The reasons I need my car:
1. I am still in school I travel to school once a week.
2. Adam works a crazy schedule and doesn't get home until 2 oclock and buses don't run that late.
3. I will want to do things. I can't imagine being happy locked in my home all hours of the day. I know many many many women do it all the time but I can't take that little bit of freedom away from me.
4. We don't have the support system out here. If we lived closer to family and friends who we could depend on then everything would be okay. It is not like that! We are on our own and it is just nicer to be able to take care of ourselves. Finally, 5. Don't I deserve it??

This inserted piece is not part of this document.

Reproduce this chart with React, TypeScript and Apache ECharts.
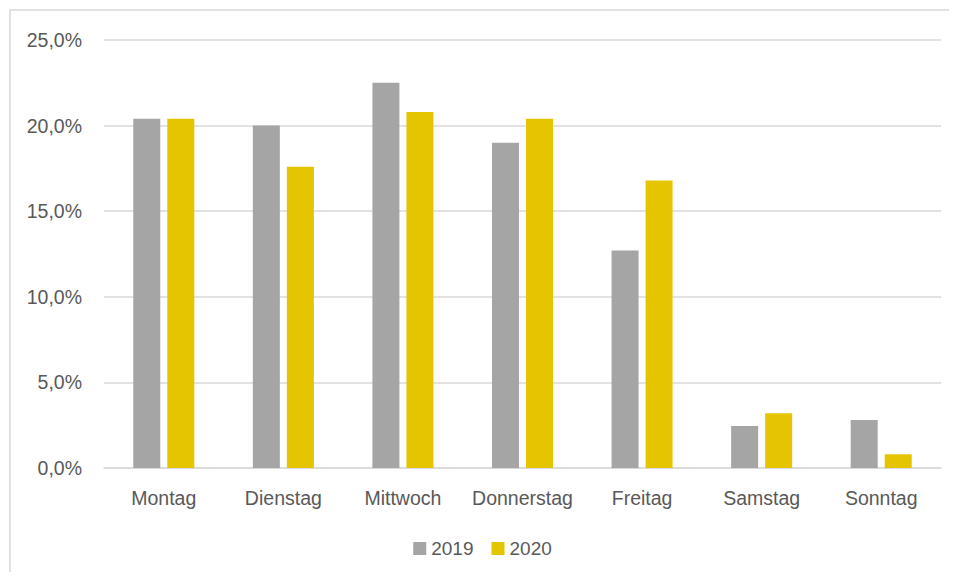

Back to me being a brat. I brought up the fact to Adam that I haven't bought myself anything. I told him I was taught to save and buy myself one new thing every month. Even if it was a 4 dollar lip gloss or a 5 dollar top from TJMAXX. It is something! He was so disgusted with the thought. He told me he was going to teach me how they did it in his home: that I would get new things once a year. ONCE A YEAR!! I was about in tears. I simply said, "Don't you want me to have everything? Don't you want me to have nice things and don't you want to shower me with gifts and items??" He laughed and said "no way!" I don't understand the way he thinks. I guess we have a lot of compromising to do. Right now we just have a lot of money making to do! As for me, I will hold my head up high and believe deep down inside that I still deserve anything and that my husband will always spoil me rotten......one day!